Diplomats and analysts are championing a new approach to Burma that would involve “smart sanctions” and a measure of engagement in the wake of the Obama administration’s acknowledgment of the failure of existing policy towards the country’s military regime.
The debate follows remarks by Hillary Clinton, US secretary of state, that signalled a top-to-bottom review of US sanctions policy towards the country’s brutal rulers.
“Clearly, the path we have taken in imposing sanctions hasn’t influenced the Burmese junta,” Mrs Clinton said on a visit to Asia in February. “Reaching out and trying to engage them hasn’t worked either.”

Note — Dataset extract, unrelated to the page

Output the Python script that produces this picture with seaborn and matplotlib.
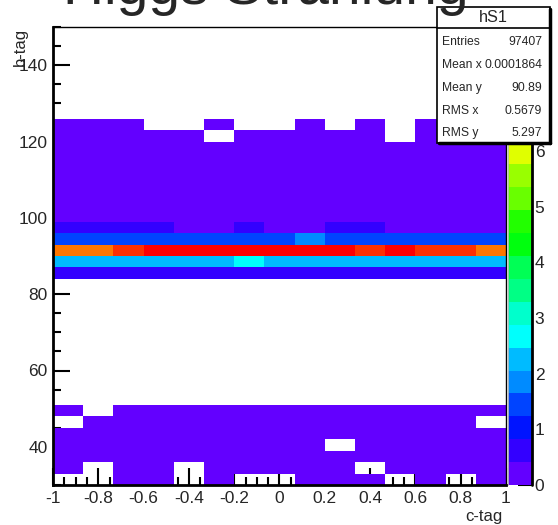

The Department of State said the review was continuing. “We’ve got to look for other ways to try to bring some influence to bear on the regime,” said a spokesman. “The secretary was not happy with the situation as it is.”
For the last 12 years the US has pursued a policy of increasingly tight sanctions, blocking imports, investment and all other financial contacts and culminating in sanctions based on individual members of the junta.

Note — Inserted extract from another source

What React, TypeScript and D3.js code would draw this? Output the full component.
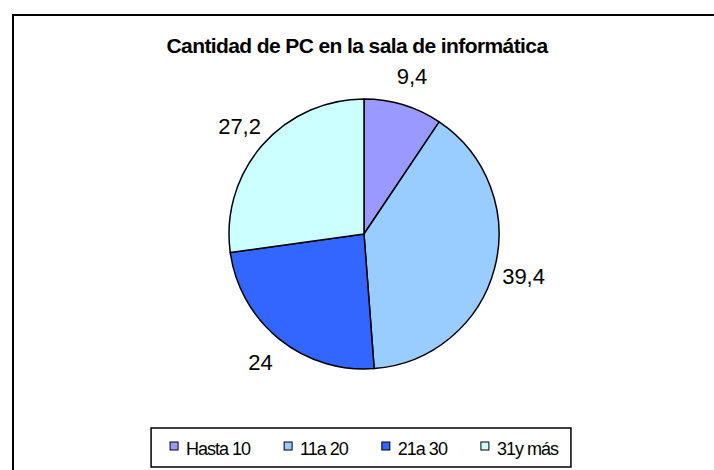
import * as d3 from 'd3';
import React, {useEffect, useRef} from "react";

const WIDTH = 714;
const HEIGHT = 470;

const TITLE = 'Cantidad de PC en la sala de informática';
const categories = ['Hasta 10', '11a 20', '21a 30', '31y más'];
const values = [9.4, 39.4, 24, 27.2];
const sliceColors = ['#9999FF', '#99CCFF', '#3366FF', '#CCFFFF'];

const CX = 364;
const CY = 234;
const RADIUS = 135;
const LABEL_R = 165;
const FONT = 'Arial, "Liberation Sans", Helvetica, sans-serif';

const esFormat = d3.formatLocale({decimal: ',', thousands: '.', grouping: [3], currency: ['', '€']}).format('~g');

const App: React.FC<any> = () => {
    const d3Container = useRef<SVGSVGElement>(null);

    useEffect(() => {
        const svg = d3.select(d3Container.current);
        svg.selectAll('*').remove();

        // outer chart frame (only top/left visible)
        svg.append('rect')
            .attr('x', 13).attr('y', 15)
            .attr('width', 900).attr('height', 700)
            .attr('fill', '#fff')
            .attr('stroke', '#000')
            .attr('stroke-width', 2);

        svg.append('text')
            .attr('x', 357).attr('y', 52.5)
            .attr('text-anchor', 'middle')
            .style('font-family', FONT)
            .style('font-size', '21px')
            .style('font-weight', 'bold')
            .style('letter-spacing', '-0.6px')
            .text(TITLE);

        const pie = d3.pie<number>().sort(null).value(d => d);
        const arcs = pie(values);
        const arc = d3.arc<d3.PieArcDatum<number>>().innerRadius(0).outerRadius(RADIUS);
        const labelArc = d3.arc<d3.PieArcDatum<number>>().innerRadius(LABEL_R).outerRadius(LABEL_R);

        const g = svg.append('g').attr('transform', `translate(${CX},${CY})`);
        g.selectAll('path')
            .data(arcs)
            .enter()
            .append('path')
            .attr('d', arc)
            .attr('fill', (d, i) => sliceColors[i])
            .attr('stroke', '#000')
            .attr('stroke-width', 1.5)
            .attr('stroke-linejoin', 'round');

        g.selectAll('text.lbl')
            .data(arcs)
            .enter()
            .append('text')
            .attr('class', 'lbl')
            .attr('transform', d => `translate(${labelArc.centroid(d)})`)
            .attr('text-anchor', 'middle')
            .attr('dy', '0.36em')
            .style('font-family', FONT)
            .style('font-size', '22px')
            .text(d => esFormat(d.data));

        // legend
        const legend = svg.append('g');
        const items = legend.selectAll('g')
            .data(categories)
            .enter()
            .append('g');
        items.append('rect')
            .attr('x', 0).attr('y', -13)
            .attr('width', 8).attr('height', 8)
            .attr('fill', (d, i) => sliceColors[i])
            .attr('stroke', '#000')
            .attr('stroke-width', 1);
        items.append('text')
            .attr('x', 16).attr('y', 0)
            .style('font-family', FONT)
            .style('font-size', '18px')
            .style('letter-spacing', '-1px')
            .text(d => d);

        let x = 0;
        items.each(function () {
            const node = this as SVGGElement;
            d3.select(node).attr('transform', `translate(${x},455)`);
            const tw = (d3.select(node).select('text').node() as SVGTextElement).getComputedTextLength();
            x += 16 + tw + 34;
        });
        const contentW = x - 34;
        const left = CX - contentW / 2;
        legend.attr('transform', `translate(${left},0)`);
        legend.insert('rect', ':first-child')
            .attr('x', -19).attr('y', 428)
            .attr('width', contentW + 32).attr('height', 39)
            .attr('fill', '#fff')
            .attr('stroke', '#000')
            .attr('stroke-width', 1.5);
    }, []);

    return (
        <svg ref={d3Container} width={WIDTH} height={HEIGHT}
             style={{position: 'absolute', left: 0, top: 0, background: '#fff'}}/>
    );
};

export default App;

That policy was primarily impelled by legislation, but the administration has considerable discretion over which sanctions to impose.
Burma’s Asian neighbours tried the opposite approach, attempting to bend the junta to its will with a charm offensive known as ‘constructive engagement’ epitomised by the invitation to join the Association of South East Asian Nations in 1999.
But neither path produced results.
The Burmese government has one of the world’s worst track records on human rights. The most recent US State Department report describes a catalogue of extrajudicial killings, disappearances, rapes and torture.
The outrage has been amplified by a recent crack down on opposition, with hundreds of perceived opponents arrested and handed long sentences. A comedian critical of the junta was jailed for 45 years; a blogger for 12 years for storing a cartoon critical of junta leader Than Shwe on his email; and numerous defence attorneys for protesting at the lack of due process.
Human rights organisations estimate there are some 2,100 political prisoners held in remote jails throughout the country.
Now an emerging consensus among diplomats identifies a combination of carrots and sticks as the most likely solution. That would involve a mix of greater aid and economic engagement; lifting some of the broad economic sanctions that have helped slow Burma’s economic development to a crawl; combined with more effective targeted sanctions that hit the bank accounts and travel plans of those who run and benefit from the regime.
“We are examining what we would call ‘intelligent engagement’,” one senior western diplomat said recently.
Some commentators also argue that sanctions have been counterproductive, by shutting off western influence in favour of, in particular, China.
“By ceasing our economic engagement in Burma we were allowing particularly the Chinese presence to solidify,” Jim Webb, the chairman of the Senate Subcommittee on East Asian and Pacific Affairs, said recently. “And so I have been saying for several years that we need to have a different approach.”
Thant Myint-U, the author of The River of Lost Footsteps, a well reviewed book about about Burma, adds that the current sanctions regime is hurting ordinary Burmese more than it is hurting the generals.
“Any moral hazard of seeming to reward the generals is far outweighed by the moral hazard of not doing more to lift tens of millions of people out of poverty,” he says. “We need to find ways of increasing the right kind of aid, trade and investment, opening up the country, strengthening the middle class, and laying the foundations for a meaningful democratic transition.”
But Sean Turnell, an Australian academic who has studied Burma closely, points out that there are significant problems with lifting broad sanctions even if the targeted sanctions are maintained.
He says that in the absence of a gesture such as releasing the over 2,100 political prisoners the Burmese government is holding, such a step could be seen as rewarding brutality and intransigence – particularly because commercial activity is dominated by the state sector. ”If you look at the gas, oil, gems, agriculture sectors, you see the overwhelming involvement of the state,” he says.
Sanctions have also traditionally been championed by the opposition National League for Democracy, which won the 1990 elections but which was never allowed to take power. However, some observers say more recent statements on the topic by the group, whose leader Aung San Suu Kyi is under house arrest, have been ambiguous.
Mr Turnell also concedes that the pressure for some kind of change in policy is becoming overwhelming.
“People are looking for an opportunity to do something,” Mr Turnell says. “There is a general despair that this goes on and on and the country keeps sinking deeper and deeper.”
Meanwhile, the US says human rights continues to deteriorate in Burma, with a significant increase in political prisoners during the course of 2008, another reason why Washington is looking for what US diplomats call “more creative ways… to push for greater respect for human rights in Burma.”